Довод был сильным, и он решил исход совещания, начавшегося вскоре после нашего разговора. Помогло то, что такого же мнения придерживались Гарнье Наблусский, де Сабль и Ги де Лузиньян. Трижды собравшихся убеждали, что отход к побережью — самый разумный шаг, что осада поставит под удар все, что наши пути снабжения и без того растянуты и уязвимы. Только французы, пришедшие на совет в твердой уверенности, что Иерусалим можно взять, продолжали спорить.

Ричард хорошо подготовился. Приказав развернуть карту Священного города, он неопровержимо доказал, что наше войско недостаточно многочисленно, чтобы обложить стены.

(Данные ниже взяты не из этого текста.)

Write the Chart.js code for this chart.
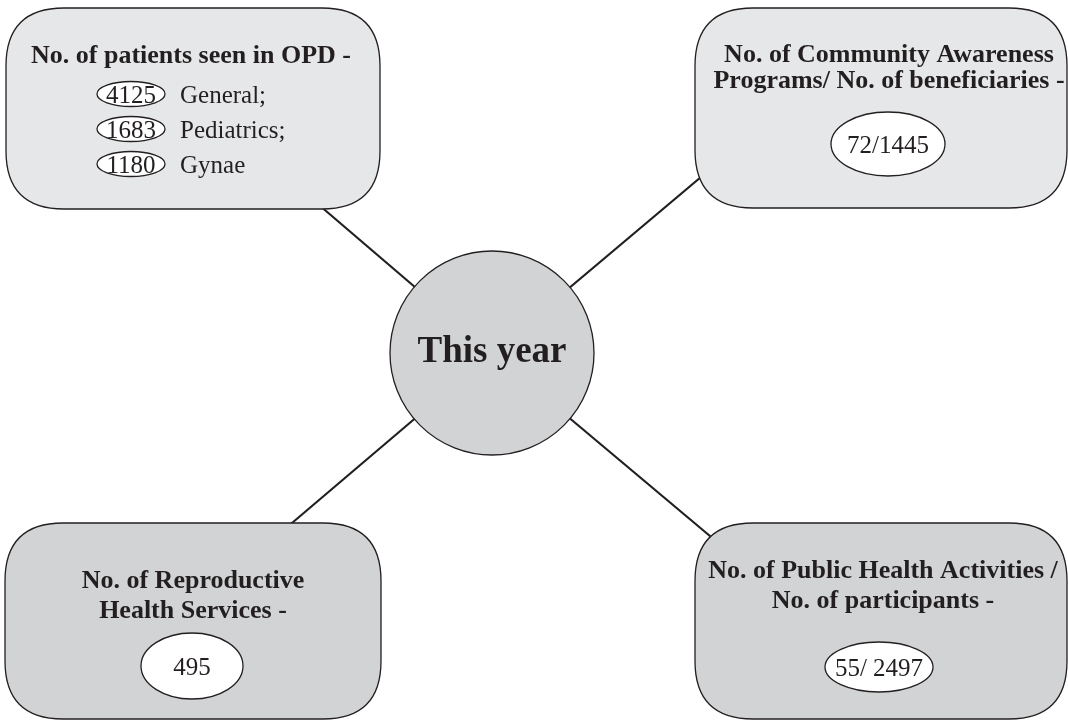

— Если мы не сможем окружить город, мессиры, — красноречиво убеждал он, — то шайки мерзавцев будут устраивать вылазки, когда им заблагорассудится, а припасы и снаряжение без труда будут попадать к осажденным.

Генрих Блуаский, кивавший словам короля, первым откололся от собратьев-французов. Ему удалось убедить де Барра, что план Ричарда проникнут здравым смыслом, а тот донес это до герцога Гуго Бургундского. Наконец согласились и остальные, хотя и с большой неохотой.

Хотелось бы мне сказать, что простые солдаты с пониманием восприняли новость. Как только огласили приказ об оставлении Байт-Нубы, в лагере поднялись стон и плач, каких я в жизни не слышал. Воцарилось полное уныние. Я видел, как люди в отчаянии падали в грязь и вопили, что это худший день в их жизни. Неизменный призыв «Sanctum Sepulchrum adjuva!» громко и часто повторялся до самой темноты.

Король добился желаемого, но в ту ночь пребывал в прескверном настроении. Таким грустным и уставшим я его никогда не видел. Я и де Бетюн долго оставались с ним. Мы сидели вокруг жаровни, накачивались вином, обменивались пьяными клятвами: вернемся и возьмем Иерусалим, как только представится возможность.

— Если мой проклятый братец Джон не помешает, — заметил король ближе к концу.

Я вперил в него непонимающий взгляд:

— Сир?

— От Лоншана нет ни слова вот уже несколько месяцев.

— Может, оно и к лучшему, сир? — рискнул предположить я.

Печальная улыбка.

— Ты не знаешь моего брата так, как я. Этот щенок не ведает отдыха, никогда не перестает плести интриги и заговоры. Зимние шторма и опасность для кораблей мешают мне получать свежие известия, вот и все.

Де Бетюн, служивший прежде Генриху, отцу Ричарда, немало общался в те годы с Джоном и ничуть не был удивлен подозрительностью короля. Государь так долго смотрел на рдеющие угли, что я испугался, не вернулась ли болезнь. На все вопросы он отвечал коротко: «да» или «нет».